§ TASK TO CARRY OUT: Restate the listing that follows word for word, without its pictures.

§ SUPPLIED MATERIAL:

┌──

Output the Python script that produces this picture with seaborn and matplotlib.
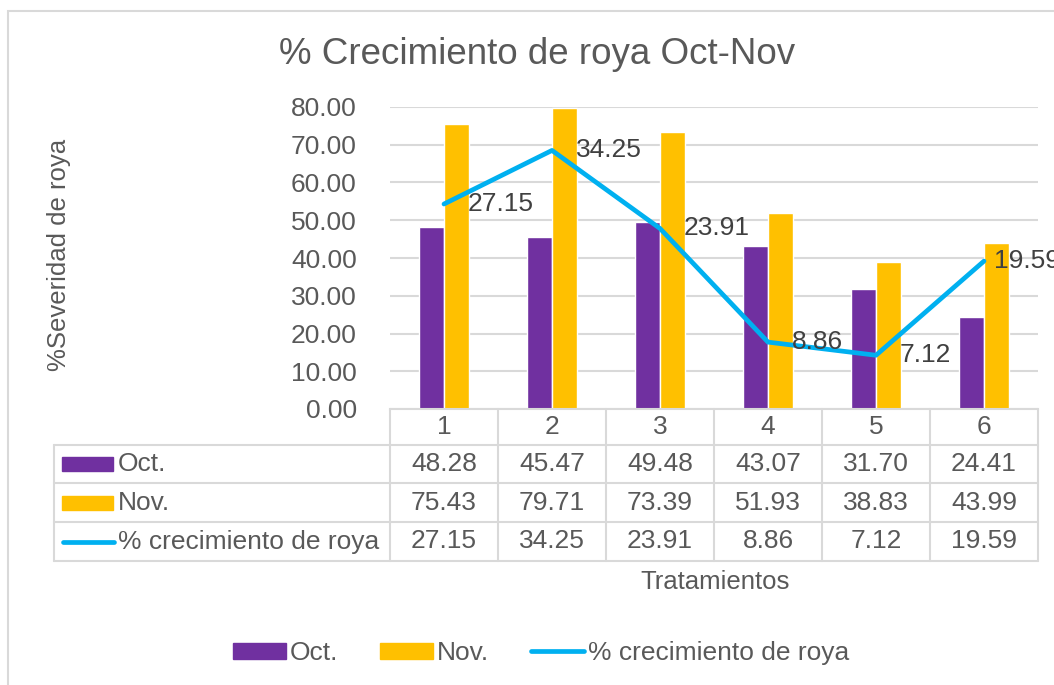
# Import Libraries
import numpy as np
import pandas as pd
import seaborn as sns
import matplotlib.pyplot as plt
from matplotlib.patches import Rectangle
from matplotlib.lines import Line2D

# Data
tratamientos = ["1", "2", "3", "4", "5", "6"]
octubre = [48.28, 45.47, 49.48, 43.07, 31.70, 24.41]
noviembre = [75.43, 79.71, 73.39, 51.93, 38.83, 43.99]
crecimiento = [27.15, 34.25, 23.91, 8.86, 7.12, 19.59]
series_names = ["Oct.", "Nov.", "% crecimiento de roya"]
y_ticks = [0, 10, 20, 30, 40, 50, 60, 70, 80]

PURPLE = "#7030A0"
YELLOW = "#FFC000"
BLUE = "#00B0F0"
TEXT = "#595959"
GRID = "#D9D9D9"

sns.set_theme(style="white")
plt.rcParams["font.family"] = ["Liberation Sans", "DejaVu Sans"]

W, H = 1054, 685
fig = plt.figure(figsize=(W / 100, H / 100), dpi=100)

# pixel box helper -> figure fraction
def box(x0, y0, x1, y1):
    return [x0 / W, 1 - y1 / H, (x1 - x0) / W, (y1 - y0) / H]

# outer chart border
fig.patches.append(Rectangle((8 / W, -0.1), 1.2, 1 - 11 / H + 0.1,
                             transform=fig.transFigure, fill=False,
                             edgecolor=GRID, linewidth=1.5))

# Plot area
px0, px1, py_top, py_bot = 390, 1038, 107, 409
ax = fig.add_axes(box(px0, py_top, px1, py_bot))

df = pd.DataFrame({
    "Tratamiento": tratamientos * 2,
    "Serie": [series_names[0]] * len(tratamientos) + [series_names[1]] * len(tratamientos),
    "Valor": octubre + noviembre,
})
sns.barplot(data=df, x="Tratamiento", y="Valor", hue="Serie",
            palette=[PURPLE, YELLOW], width=0.47, saturation=1,
            ax=ax, legend=False)

ax.set_ylim(0, 80)
ax.set_xlim(-0.5, len(tratamientos) - 0.5)
ax.set_yticks(y_ticks)
ax.set_yticklabels([f"{v:.2f}" for v in y_ticks], color=TEXT, fontsize=19)
ax.tick_params(axis="y", length=0, pad=24)
ax.set_xticks([])
ax.set_xlabel("")
ax.set_ylabel("")
ax.grid(axis="y", color=GRID, linewidth=1.5)
ax.set_axisbelow(True)
for s in ["top", "right", "left"]:
    ax.spines[s].set_visible(False)
ax.spines["bottom"].set_color(GRID)
ax.spines["bottom"].set_linewidth(1.5)

# Secondary axis for growth line (hidden)
ax2 = ax.twinx()
xpos = np.arange(len(tratamientos))
sns.lineplot(x=xpos, y=crecimiento, color=BLUE, linewidth=3.4, ax=ax2)
ax2.set_ylim(0, 40)
ax2.set_xlim(-0.5, len(tratamientos) - 0.5)
ax2.axis("off")
for xi, v in zip(xpos, crecimiento):
    # last label sits closer to the point, as in the original
    off = 7 if xi == xpos[-1] else 17
    ax2.annotate(f"{v:.2f}", (xi, v), xytext=(off, 0), textcoords="offset points",
                 ha="left", va="center", fontsize=19, color="#404040",
                 annotation_clip=False)

# Title and axis labels
fig.text(537 / W, 1 - 54 / H, "% Crecimiento de roya Oct-Nov", ha="center",
         va="center", fontsize=26.5, color=TEXT)
fig.text(59 / W, 1 - 255 / H, "%Severidad de roya", rotation=90, ha="center",
         va="center", fontsize=18.5, color=TEXT)
fig.text(715 / W, 1 - 582 / H, "Tratamientos", ha="center", va="center",
         fontsize=18.5, color=TEXT)

# Data table
tax = fig.add_axes([0, 0, 1, 1])
tax.set_xlim(0, W)
tax.set_ylim(H, 0)
tax.axis("off")

col_w = (px1 - px0) / len(tratamientos)
row_edges = [py_bot, 445, 483, 522, 561]
lkw = dict(color=GRID, linewidth=1.5)
for i in range(len(tratamientos) + 1):
    xv = px0 + i * col_w
    tax.plot([xv, xv], [row_edges[0], row_edges[-1]], **lkw)
tax.plot([54, 54], [row_edges[1], row_edges[-1]], **lkw)
for yv in row_edges[1:]:
    tax.plot([54, px1], [yv, yv], **lkw)

for i, t in enumerate(tratamientos):
    tax.text(px0 + (i + 0.5) * col_w, 427, t, ha="center", va="center",
             fontsize=19, color=TEXT)

rows = [octubre, noviembre, crecimiento]
for r, (name, vals) in enumerate(zip(series_names, rows)):
    yc = (row_edges[r + 1] + row_edges[r + 2]) / 2
    if r < 2:
        tax.add_patch(Rectangle((62, yc - 7), 51, 14,
                                color=[PURPLE, YELLOW][r]))
    else:
        tax.plot([63, 114], [yc, yc], color=BLUE, linewidth=3.4,
                 solid_capstyle="round")
    tax.text(118, yc, name, ha="left", va="center", fontsize=19, color=TEXT)
    for i, v in enumerate(vals):
        tax.text(px0 + (i + 0.5) * col_w, yc, f"{v:.2f}", ha="center",
                 va="center", fontsize=19, color=TEXT)

# Bottom legend
handles = [
    Rectangle((0, 0), 1, 1, color=PURPLE),
    Rectangle((0, 0), 1, 1, color=YELLOW),
    Line2D([0], [0], color=BLUE, linewidth=3.4, solid_capstyle="round"),
]
leg = fig.legend(handles, series_names, loc="center", ncol=3,
                 bbox_to_anchor=(541 / W, 1 - 653 / H), frameon=False,
                 fontsize=19, handlelength=2.0, handleheight=0.55,
                 handletextpad=0.15, columnspacing=1.6)
for txt in leg.get_texts():
    txt.set_color(TEXT)

fig.savefig("out.png", dpi=100)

└──

§ WORKED ANSWER:
Output the Python script that produces this picture with seaborn and matplotlib.
# Import Libraries
import numpy as np
import pandas as pd
import seaborn as sns
import matplotlib.pyplot as plt
from matplotlib.patches import Rectangle
from matplotlib.lines import Line2D

# Data
tratamientos = ["1", "2", "3", "4", "5", "6"]
octubre = [48.28, 45.47, 49.48, 43.07, 31.70, 24.41]
noviembre = [75.43, 79.71, 73.39, 51.93, 38.83, 43.99]
crecimiento = [27.15, 34.25, 23.91, 8.86, 7.12, 19.59]
series_names = ["Oct.", "Nov.", "% crecimiento de roya"]
y_ticks = [0, 10, 20, 30, 40, 50, 60, 70, 80]

PURPLE = "#7030A0"
YELLOW = "#FFC000"
BLUE = "#00B0F0"
TEXT = "#595959"
GRID = "#D9D9D9"

sns.set_theme(style="white")
plt.rcParams["font.family"] = ["Liberation Sans", "DejaVu Sans"]

W, H = 1054, 685
fig = plt.figure(figsize=(W / 100, H / 100), dpi=100)

# pixel box helper -> figure fraction
def box(x0, y0, x1, y1):
    return [x0 / W, 1 - y1 / H, (x1 - x0) / W, (y1 - y0) / H]

# outer chart border
fig.patches.append(Rectangle((8 / W, -0.1), 1.2, 1 - 11 / H + 0.1,
                             transform=fig.transFigure, fill=False,
                             edgecolor=GRID, linewidth=1.5))

# Plot area
px0, px1, py_top, py_bot = 390, 1038, 107, 409
ax = fig.add_axes(box(px0, py_top, px1, py_bot))

df = pd.DataFrame({
    "Tratamiento": tratamientos * 2,
    "Serie": [series_names[0]] * len(tratamientos) + [series_names[1]] * len(tratamientos),
    "Valor": octubre + noviembre,
})
sns.barplot(data=df, x="Tratamiento", y="Valor", hue="Serie",
            palette=[PURPLE, YELLOW], width=0.47, saturation=1,
            ax=ax, legend=False)

ax.set_ylim(0, 80)
ax.set_xlim(-0.5, len(tratamientos) - 0.5)
ax.set_yticks(y_ticks)
ax.set_yticklabels([f"{v:.2f}" for v in y_ticks], color=TEXT, fontsize=19)
ax.tick_params(axis="y", length=0, pad=24)
ax.set_xticks([])
ax.set_xlabel("")
ax.set_ylabel("")
ax.grid(axis="y", color=GRID, linewidth=1.5)
ax.set_axisbelow(True)
for s in ["top", "right", "left"]:
    ax.spines[s].set_visible(False)
ax.spines["bottom"].set_color(GRID)
ax.spines["bottom"].set_linewidth(1.5)

# Secondary axis for growth line (hidden)
ax2 = ax.twinx()
xpos = np.arange(len(tratamientos))
sns.lineplot(x=xpos, y=crecimiento, color=BLUE, linewidth=3.4, ax=ax2)
ax2.set_ylim(0, 40)
ax2.set_xlim(-0.5, len(tratamientos) - 0.5)
ax2.axis("off")
for xi, v in zip(xpos, crecimiento):
    # last label sits closer to the point, as in the original
    off = 7 if xi == xpos[-1] else 17
    ax2.annotate(f"{v:.2f}", (xi, v), xytext=(off, 0), textcoords="offset points",
                 ha="left", va="center", fontsize=19, color="#404040",
                 annotation_clip=False)

# Title and axis labels
fig.text(537 / W, 1 - 54 / H, "% Crecimiento de roya Oct-Nov", ha="center",
         va="center", fontsize=26.5, color=TEXT)
fig.text(59 / W, 1 - 255 / H, "%Severidad de roya", rotation=90, ha="center",
         va="center", fontsize=18.5, color=TEXT)
fig.text(715 / W, 1 - 582 / H, "Tratamientos", ha="center", va="center",
         fontsize=18.5, color=TEXT)

# Data table
tax = fig.add_axes([0, 0, 1, 1])
tax.set_xlim(0, W)
tax.set_ylim(H, 0)
tax.axis("off")

col_w = (px1 - px0) / len(tratamientos)
row_edges = [py_bot, 445, 483, 522, 561]
lkw = dict(color=GRID, linewidth=1.5)
for i in range(len(tratamientos) + 1):
    xv = px0 + i * col_w
    tax.plot([xv, xv], [row_edges[0], row_edges[-1]], **lkw)
tax.plot([54, 54], [row_edges[1], row_edges[-1]], **lkw)
for yv in row_edges[1:]:
    tax.plot([54, px1], [yv, yv], **lkw)

for i, t in enumerate(tratamientos):
    tax.text(px0 + (i + 0.5) * col_w, 427, t, ha="center", va="center",
             fontsize=19, color=TEXT)

rows = [octubre, noviembre, crecimiento]
for r, (name, vals) in enumerate(zip(series_names, rows)):
    yc = (row_edges[r + 1] + row_edges[r + 2]) / 2
    if r < 2:
        tax.add_patch(Rectangle((62, yc - 7), 51, 14,
                                color=[PURPLE, YELLOW][r]))
    else:
        tax.plot([63, 114], [yc, yc], color=BLUE, linewidth=3.4,
                 solid_capstyle="round")
    tax.text(118, yc, name, ha="left", va="center", fontsize=19, color=TEXT)
    for i, v in enumerate(vals):
        tax.text(px0 + (i + 0.5) * col_w, yc, f"{v:.2f}", ha="center",
                 va="center", fontsize=19, color=TEXT)

# Bottom legend
handles = [
    Rectangle((0, 0), 1, 1, color=PURPLE),
    Rectangle((0, 0), 1, 1, color=YELLOW),
    Line2D([0], [0], color=BLUE, linewidth=3.4, solid_capstyle="round"),
]
leg = fig.legend(handles, series_names, loc="center", ncol=3,
                 bbox_to_anchor=(541 / W, 1 - 653 / H), frameon=False,
                 fontsize=19, handlelength=2.0, handleheight=0.55,
                 handletextpad=0.15, columnspacing=1.6)
for txt in leg.get_texts():
    txt.set_color(TEXT)

fig.savefig("out.png", dpi=100)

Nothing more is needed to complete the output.